The company on Thursday (March 12) announced the appointments of Chad Gerhardstein as chief risk and strategy officer, Danielle Holbrook Dunn as chief transformation officer, and Uri Zelmanovich as chief financial officer.
“Chad, Danielle and Uri have built their careers navigating complex, high-growth and highly regulated global environments,” Vicky Bindra, Trulioo CEO, said in a news release. “We are at an inflection point for digital customer onboarding and transactions. As the market evolves, their leadership positions us not just to respond to change, but to define what trust looks like in the age of AI. Their collective experience will strengthen our ability to innovate with speed and deliver exceptional products to our customers who demand both high quality and trust standards.”
Zelmanovich joins Trulioo from payments firm Trustly, where he also served as CFO. He also spent nine years at Early Warning Services, helping launch its Zelle payment service.
Gerhardstein most recently served as global chief risk and compliance officer at Nuvei, and was also a partner at PwC, leading its FinTech and payments risk and regulatory practice.
Holbrook Dunn is also joining Trulioo from Nuvei, where she served as chief transformation officer, following a stint as senior vice president of enterprise programs and change operations.

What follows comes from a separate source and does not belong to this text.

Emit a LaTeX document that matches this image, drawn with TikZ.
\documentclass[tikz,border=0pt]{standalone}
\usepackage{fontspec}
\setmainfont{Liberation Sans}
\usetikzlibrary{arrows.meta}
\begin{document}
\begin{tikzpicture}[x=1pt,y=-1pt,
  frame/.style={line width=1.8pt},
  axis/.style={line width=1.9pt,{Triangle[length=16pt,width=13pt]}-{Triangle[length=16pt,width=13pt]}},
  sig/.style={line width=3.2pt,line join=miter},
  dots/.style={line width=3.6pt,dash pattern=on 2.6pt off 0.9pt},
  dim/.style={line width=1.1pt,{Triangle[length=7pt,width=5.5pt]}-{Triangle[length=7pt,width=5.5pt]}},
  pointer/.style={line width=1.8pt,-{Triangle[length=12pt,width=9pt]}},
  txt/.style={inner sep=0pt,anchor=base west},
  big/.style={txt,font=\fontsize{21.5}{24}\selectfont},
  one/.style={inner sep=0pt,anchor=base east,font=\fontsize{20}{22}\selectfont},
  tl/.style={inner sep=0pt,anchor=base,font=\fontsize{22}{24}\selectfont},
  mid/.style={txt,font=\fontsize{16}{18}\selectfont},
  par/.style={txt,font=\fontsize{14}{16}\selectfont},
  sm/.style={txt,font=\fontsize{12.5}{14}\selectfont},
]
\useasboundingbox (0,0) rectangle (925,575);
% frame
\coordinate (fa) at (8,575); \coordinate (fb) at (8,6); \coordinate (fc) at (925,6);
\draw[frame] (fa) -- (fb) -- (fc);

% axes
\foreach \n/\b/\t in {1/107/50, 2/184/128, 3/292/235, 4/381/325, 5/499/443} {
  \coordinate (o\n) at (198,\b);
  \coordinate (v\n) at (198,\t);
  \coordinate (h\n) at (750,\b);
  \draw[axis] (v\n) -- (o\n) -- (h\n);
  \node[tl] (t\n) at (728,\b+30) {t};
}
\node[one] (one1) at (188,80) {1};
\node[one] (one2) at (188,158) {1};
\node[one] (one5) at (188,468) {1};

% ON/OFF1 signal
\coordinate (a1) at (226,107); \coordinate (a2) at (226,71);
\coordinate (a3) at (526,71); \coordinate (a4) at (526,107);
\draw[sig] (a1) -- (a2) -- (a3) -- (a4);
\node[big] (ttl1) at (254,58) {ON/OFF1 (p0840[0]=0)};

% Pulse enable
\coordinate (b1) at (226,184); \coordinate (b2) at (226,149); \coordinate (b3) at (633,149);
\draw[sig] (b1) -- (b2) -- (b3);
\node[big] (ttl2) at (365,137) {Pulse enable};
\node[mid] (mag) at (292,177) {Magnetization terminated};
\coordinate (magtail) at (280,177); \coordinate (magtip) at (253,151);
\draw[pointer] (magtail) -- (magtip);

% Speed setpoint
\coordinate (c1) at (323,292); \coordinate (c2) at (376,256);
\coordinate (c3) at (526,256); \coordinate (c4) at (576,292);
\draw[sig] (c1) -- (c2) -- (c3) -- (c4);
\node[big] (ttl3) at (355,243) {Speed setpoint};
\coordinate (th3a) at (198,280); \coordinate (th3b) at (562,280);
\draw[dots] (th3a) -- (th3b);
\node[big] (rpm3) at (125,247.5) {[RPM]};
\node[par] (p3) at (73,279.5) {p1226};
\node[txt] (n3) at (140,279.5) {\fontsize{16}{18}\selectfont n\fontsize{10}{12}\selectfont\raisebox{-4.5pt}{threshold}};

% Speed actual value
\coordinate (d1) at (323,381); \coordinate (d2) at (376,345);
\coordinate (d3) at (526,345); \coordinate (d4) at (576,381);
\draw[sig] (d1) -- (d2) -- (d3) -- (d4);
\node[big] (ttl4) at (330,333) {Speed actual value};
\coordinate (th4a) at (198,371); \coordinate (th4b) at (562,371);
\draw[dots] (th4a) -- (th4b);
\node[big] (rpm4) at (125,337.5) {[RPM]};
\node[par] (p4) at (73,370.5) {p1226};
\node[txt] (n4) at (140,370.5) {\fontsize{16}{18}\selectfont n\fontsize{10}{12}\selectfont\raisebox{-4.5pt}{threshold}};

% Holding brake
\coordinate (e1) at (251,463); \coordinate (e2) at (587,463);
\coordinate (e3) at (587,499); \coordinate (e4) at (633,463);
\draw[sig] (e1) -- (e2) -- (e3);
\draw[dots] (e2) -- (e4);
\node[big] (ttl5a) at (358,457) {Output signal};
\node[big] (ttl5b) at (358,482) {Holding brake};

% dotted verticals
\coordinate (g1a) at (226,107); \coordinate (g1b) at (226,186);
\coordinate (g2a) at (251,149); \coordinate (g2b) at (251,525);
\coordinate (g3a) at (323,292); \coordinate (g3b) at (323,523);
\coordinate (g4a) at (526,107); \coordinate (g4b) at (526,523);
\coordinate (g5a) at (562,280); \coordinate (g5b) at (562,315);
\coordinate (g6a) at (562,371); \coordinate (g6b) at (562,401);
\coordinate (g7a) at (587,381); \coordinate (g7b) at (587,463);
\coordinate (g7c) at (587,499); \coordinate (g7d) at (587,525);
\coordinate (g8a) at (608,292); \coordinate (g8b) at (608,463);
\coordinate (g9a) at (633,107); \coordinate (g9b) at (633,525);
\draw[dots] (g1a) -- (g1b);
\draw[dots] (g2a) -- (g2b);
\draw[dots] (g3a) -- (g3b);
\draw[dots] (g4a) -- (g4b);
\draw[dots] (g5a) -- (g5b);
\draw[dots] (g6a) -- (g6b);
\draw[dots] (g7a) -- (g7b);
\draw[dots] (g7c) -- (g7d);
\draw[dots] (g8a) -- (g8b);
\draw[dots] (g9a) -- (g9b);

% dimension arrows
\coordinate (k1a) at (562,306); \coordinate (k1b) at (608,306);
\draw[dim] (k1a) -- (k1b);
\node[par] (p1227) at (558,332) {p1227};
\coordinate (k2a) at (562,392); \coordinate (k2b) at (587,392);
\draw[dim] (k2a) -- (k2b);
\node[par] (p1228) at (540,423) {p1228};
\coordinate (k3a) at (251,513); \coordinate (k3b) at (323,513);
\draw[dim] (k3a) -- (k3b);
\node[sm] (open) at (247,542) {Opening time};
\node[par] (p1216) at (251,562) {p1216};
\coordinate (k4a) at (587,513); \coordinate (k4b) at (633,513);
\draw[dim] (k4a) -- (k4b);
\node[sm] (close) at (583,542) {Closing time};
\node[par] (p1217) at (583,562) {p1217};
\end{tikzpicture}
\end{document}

“These appointments come as Trulioo continues to see accelerating demand across its global platform, with enterprises increasingly seeking high-integrity identity verification and fraud prevention capabilities to support a more resilient and scalable digital trust infrastructure,” the release added.
The company noted that this demand covers identity categories such as Know Your Business (KYB), Know Your Customer (KYC) and the emerging category Know Your Agent (KYA) category, which verifies AI agents acting on behalf of consumers and businesses.

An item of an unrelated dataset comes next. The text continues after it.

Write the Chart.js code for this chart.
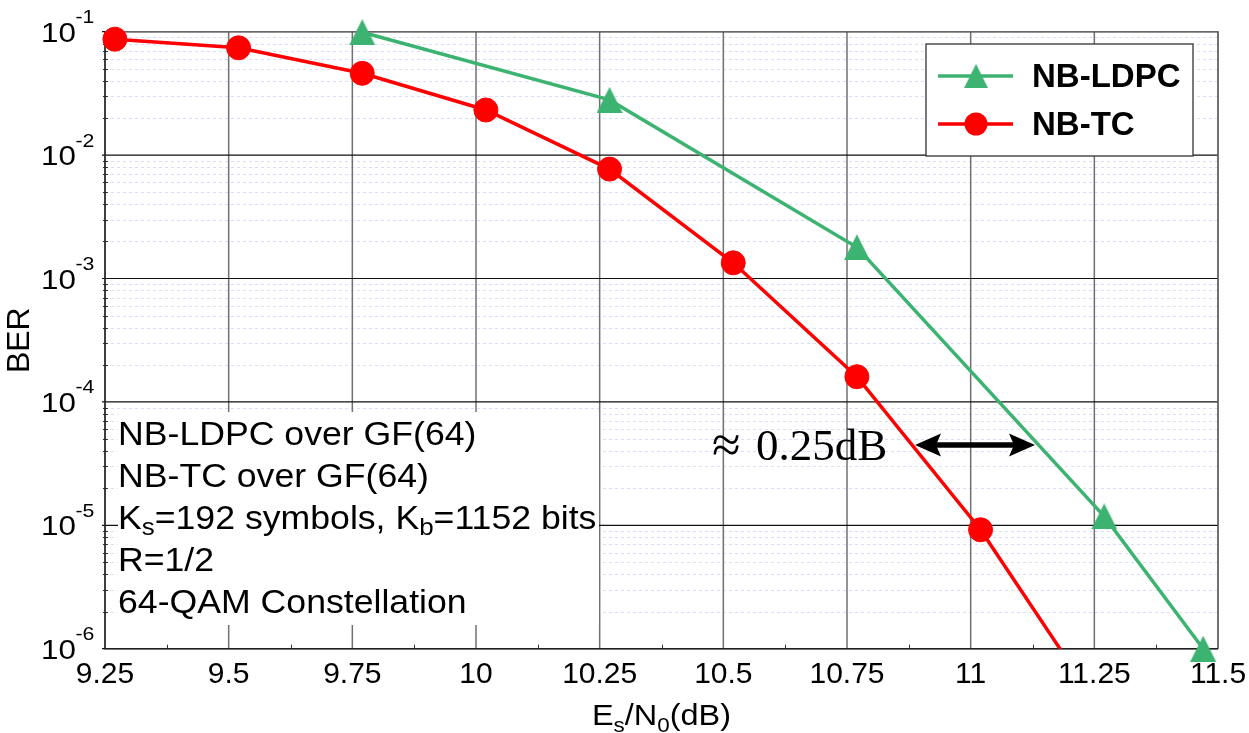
<!DOCTYPE html>
<html><head><meta charset="utf-8">
<script src="https://cdn.jsdelivr.net/npm/chart.js@4.4.0/dist/chart.umd.min.js"></script>
<style>html,body{margin:0;padding:0;background:#fff;}#wrap{width:1249px;height:733px;position:relative;}</style>
</head><body><div id="wrap"><canvas id="c" width="1249" height="733"></canvas></div>
<script>
// ---------- data ----------
const xTickValues = [9.25, 9.5, 9.75, 10, 10.25, 10.5, 10.75, 11, 11.25, 11.5];
const xTickLabels = ['9.25', '9.5', '9.75', '10', '10.25', '10.5', '10.75', '11', '11.25', '11.5'];
const yTickExponents = [-1, -2, -3, -4, -5, -6];
const seriesNames = ['NB-LDPC', 'NB-TC'];
const ldpcEsN0 = [9.77, 10.27, 10.77, 11.27, 11.47];
const ldpcBER = [0.099, 0.028, 0.00179, 1.18e-5, 1.0e-6];
const tcEsN0 = [9.27, 9.52, 9.77, 10.02, 10.27, 10.52, 10.77, 11.02, 11.27];
const tcBER = [0.087, 0.074, 0.046, 0.0232, 0.0077, 0.00134, 1.6e-4, 9.2e-6, 2.9e-7];
const yAxisTitle = 'BER';
const xAxisTitle = [['E', 0], ['s', 1], ['/N', 0], ['0', 1], ['(dB)', 0]];
const infoLines = [
  [['NB-LDPC over GF(64)', 0]],
  [['NB-TC over GF(64)', 0]],
  [['K', 0], ['s', 1], ['=192 symbols, K', 0], ['b', 1], ['=1152 bits', 0]],
  [['R=1/2', 0]],
  [['64-QAM Constellation', 0]]
];
const gapSymbol = '\u2248';
const gapText = '0.25dB';

// ---------- styling ----------
const SANS = '"Liberation Sans", Arial, Helvetica, sans-serif';
const SERIF = '"Liberation Serif", "DejaVu Serif", serif';
const GREEN = '#3cb371', RED = '#ff0000';
Chart.defaults.font.family = SANS;

function makeTri(w, h, color) {
  const c = document.createElement('canvas');
  c.width = w; c.height = h;
  const g = c.getContext('2d');
  g.fillStyle = color;
  g.beginPath(); g.moveTo(w / 2, 0); g.lineTo(w, h); g.lineTo(0, h); g.closePath(); g.fill();
  return c;
}
const triMarker = makeTri(26, 26, GREEN);

function drawRich(ctx, segs, x, y, o) {
  ctx.save();
  ctx.translate(x, y); ctx.scale(o.sx, 1);
  ctx.textAlign = 'left'; ctx.textBaseline = 'alphabetic'; ctx.fillStyle = '#000';
  let cx = 0;
  for (const [t, sub] of segs) {
    ctx.font = (o.weight || '') + ' ' + (sub ? o.subSize : o.size) + 'px ' + o.family;
    ctx.fillText(t, cx, sub ? o.subDy : 0);
    cx += ctx.measureText(t).width;
  }
  ctx.restore();
  return cx * o.sx;
}
function richWidth(ctx, segs, o) {
  let w = 0;
  for (const [t, sub] of segs) {
    ctx.font = (o.weight || '') + ' ' + (sub ? o.subSize : o.size) + 'px ' + o.family;
    w += ctx.measureText(t).width;
  }
  return w * o.sx;
}

const decorPlugin = {
  id: 'decor',
  beforeDatasetsDraw(chart) {
    const ctx = chart.ctx, a = chart.chartArea, xs = chart.scales.x, ys = chart.scales.y;
    ctx.save();
    // minor horizontal grid
    ctx.strokeStyle = '#dcdcf5'; ctx.lineWidth = 1; ctx.setLineDash([3, 3]);
    for (let e = -6; e < -1; e++) {
      for (let m = 2; m <= 9; m++) {
        const y = Math.round(ys.getPixelForValue(m * Math.pow(10, e))) + 0.5;
        ctx.beginPath(); ctx.moveTo(a.left, y); ctx.lineTo(a.right, y); ctx.stroke();
      }
    }
    ctx.setLineDash([]);
    // major vertical grid
    ctx.strokeStyle = '#707070'; ctx.lineWidth = 1.5;
    xTickValues.forEach(v => {
      const x = xs.getPixelForValue(v);
      ctx.beginPath(); ctx.moveTo(x, a.top); ctx.lineTo(x, a.bottom); ctx.stroke();
    });
    // major horizontal grid
    ctx.strokeStyle = '#111'; ctx.lineWidth = 1.2;
    yTickExponents.forEach(e => {
      const y = ys.getPixelForValue(Math.pow(10, e));
      ctx.beginPath(); ctx.moveTo(a.left - 3, y); ctx.lineTo(a.right, y); ctx.stroke();
    });
    // minor ticks
    ctx.strokeStyle = '#333'; ctx.lineWidth = 1;
    for (let e = -6; e < -1; e++) {
      for (let m = 2; m <= 9; m++) {
        const y = Math.round(ys.getPixelForValue(m * Math.pow(10, e))) + 0.5;
        ctx.beginPath(); ctx.moveTo(a.left - 2, y); ctx.lineTo(a.left + 3, y); ctx.stroke();
      }
    }
    for (let i = 0; i < xTickValues.length - 1; i++) {
      const x = Math.round(xs.getPixelForValue((xTickValues[i] + xTickValues[i + 1]) / 2)) + 0.5;
      ctx.beginPath(); ctx.moveTo(x, a.bottom); ctx.lineTo(x, a.bottom - 4); ctx.stroke();
    }
    // frame
    ctx.lineWidth = 1.5;
    ctx.strokeStyle = '#666';
    ctx.beginPath(); ctx.moveTo(a.left, a.top); ctx.lineTo(a.right, a.top); ctx.lineTo(a.right, a.bottom); ctx.stroke();
    ctx.strokeStyle = '#222';
    ctx.beginPath(); ctx.moveTo(a.left, a.top); ctx.lineTo(a.left, a.bottom); ctx.lineTo(a.right, a.bottom); ctx.stroke();
    // info box
    ctx.fillStyle = '#fff';
    ctx.fillRect(118, 412, 481, 213);
    const o = { size: 33, subSize: 24, subDy: 6, sx: 1.08, family: SANS };
    infoLines.forEach((segs, i) => drawRich(ctx, segs, 118, 445 + i * 42.1, o));
    ctx.restore();
  },
  afterDraw(chart) {
    const ctx = chart.ctx, a = chart.chartArea, xs = chart.scales.x, ys = chart.scales.y;
    ctx.save();
    // y tick labels 10^e
    yTickExponents.forEach(e => {
      const y = ys.getPixelForValue(Math.pow(10, e));
      ctx.save(); ctx.translate(76, y + 10); ctx.scale(1.12, 1);
      ctx.fillStyle = '#000'; ctx.textAlign = 'right'; ctx.textBaseline = 'alphabetic';
      ctx.font = '28px ' + SANS; ctx.fillText('10', 0, 0); ctx.restore();
      ctx.save(); ctx.translate(75.5, y - 8.5); ctx.scale(1.12, 1);
      ctx.fillStyle = '#000'; ctx.textAlign = 'left'; ctx.textBaseline = 'alphabetic';
      ctx.font = '19px ' + SANS; ctx.fillText(String(e), 0, 0); ctx.restore();
    });
    // x axis title
    const to = { size: 29, subSize: 20, subDy: 6.5, sx: 1.12, family: SANS };
    const tw = richWidth(ctx, xAxisTitle, to);
    drawRich(ctx, xAxisTitle, (a.left + a.right) / 2 - tw / 2, 725, to);
    // legend
    ctx.fillStyle = '#fff'; ctx.fillRect(926, 44, 267, 112);
    ctx.strokeStyle = '#333'; ctx.lineWidth = 1.3; ctx.strokeRect(926, 44, 267, 112);
    const rows = [76, 124];
    chart.data.datasets.forEach((ds, i) => {
      const y = rows[i];
      ctx.strokeStyle = ds.borderColor; ctx.lineWidth = ds.borderWidth;
      ctx.beginPath(); ctx.moveTo(938, y); ctx.lineTo(1013, y); ctx.stroke();
      if (ds.pointStyle === 'circle') {
        ctx.fillStyle = ds.pointBackgroundColor;
        ctx.beginPath(); ctx.arc(976, y, 11.5, 0, Math.PI * 2); ctx.fill();
      } else {
        ctx.drawImage(ds.pointStyle, 976 - 12, y - 12, 24, 24);
      }
      ctx.fillStyle = '#000'; ctx.font = 'bold 33px ' + SANS;
      ctx.textAlign = 'left'; ctx.textBaseline = 'alphabetic';
      ctx.fillText(ds.label, 1032, y + 11);
    });
    // annotation
    ctx.fillStyle = '#000'; ctx.textAlign = 'left'; ctx.textBaseline = 'alphabetic';
    ctx.font = '52px ' + SERIF;
    ctx.fillText(gapSymbol, 712, 462);
    ctx.font = '45px ' + SERIF;
    ctx.fillText(gapText, 756, 460);
    // double arrow
    const ay = 445, x1 = 915, x2 = 1035;
    ctx.strokeStyle = '#000'; ctx.lineWidth = 5.5;
    ctx.beginPath(); ctx.moveTo(x1 + 20, ay); ctx.lineTo(x2 - 20, ay); ctx.stroke();
    ctx.beginPath();
    ctx.moveTo(x1, ay); ctx.lineTo(x1 + 26, ay - 11.5); ctx.lineTo(x1 + 21, ay); ctx.lineTo(x1 + 26, ay + 11.5); ctx.closePath();
    ctx.moveTo(x2, ay); ctx.lineTo(x2 - 26, ay - 11.5); ctx.lineTo(x2 - 21, ay); ctx.lineTo(x2 - 26, ay + 11.5); ctx.closePath();
    ctx.fill();
    ctx.restore();
  }
};

new Chart(document.getElementById('c'), {
  type: 'line',
  data: {
    datasets: [
      {
        label: seriesNames[0],
        data: ldpcEsN0.map((x, i) => ({ x: x, y: ldpcBER[i] })),
        borderColor: GREEN, backgroundColor: GREEN, borderWidth: 3.5,
        pointStyle: triMarker, pointRadius: 13, pointBackgroundColor: GREEN, pointBorderWidth: 0,
        tension: 0, clip: false
      },
      {
        label: seriesNames[1],
        data: tcEsN0.map((x, i) => ({ x: x, y: tcBER[i] })),
        borderColor: RED, backgroundColor: RED, borderWidth: 3.5,
        pointStyle: 'circle', pointRadius: 12, pointBackgroundColor: RED, pointBorderColor: RED, pointBorderWidth: 1,
        tension: 0, clip: { left: 30, top: 30, right: 0, bottom: 0 }
      }
    ]
  },
  options: {
    responsive: false, animation: false, events: [],
    devicePixelRatio: 1,
    layout: { padding: { top: 31.7, right: 31, left: 0, bottom: 0 } },
    plugins: { legend: { display: false }, tooltip: { enabled: false } },
    scales: {
      x: {
        type: 'linear', min: 9.25, max: 11.5,
        grid: { display: false, drawTicks: false }, border: { display: false },
        afterBuildTicks: s => { s.ticks = xTickValues.map(v => ({ value: v })); },
        afterFit: s => { s.height = 84.3; s.paddingRight = 0; s.paddingLeft = 0; },
        ticks: {
          autoSkip: false, maxRotation: 0, padding: 8, color: '#000',
          font: { size: 30, family: SANS },
          callback: v => { const i = xTickValues.findIndex(t => Math.abs(t - v) < 1e-6); return i >= 0 ? xTickLabels[i] : ''; }
        }
      },
      y: {
        type: 'logarithmic', min: 1e-6, max: 1e-1,
        grid: { display: false, drawTicks: false }, border: { display: false },
        afterBuildTicks: s => { s.ticks = yTickExponents.map(e => ({ value: Math.pow(10, e) })); },
        afterFit: s => { s.width = 105; },
        ticks: { display: false },
        title: { display: true, text: yAxisTitle, color: '#000', font: { size: 32, family: SANS }, padding: { top: 1, bottom: 0 } }
      }
    }
  },
  plugins: [decorPlugin]
});
</script></body></html>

PYMNTS Intelligence collaborated with Trulioo recently on “How Enterprises Can Build a ‘Know Your Agent’ Defense: Digital Identity Verification in the Age of Bots,” a report looking at the need for KYA defenses amid the rise of agentic commerce.
“As digital commerce becomes increasingly automated, enterprises face a new identity challenge: distinguishing legitimate AI agents acting on behalf of customers from malicious bots designed to exploit digital systems,” PYMNTS wrote Thursday.
Bots, that report added, now carry out many of the same actions as human users, such as creating accounts and initiating transactions. This makes it tougher for companies to spot malicious activity and stop fraud before it spreads across digital systems.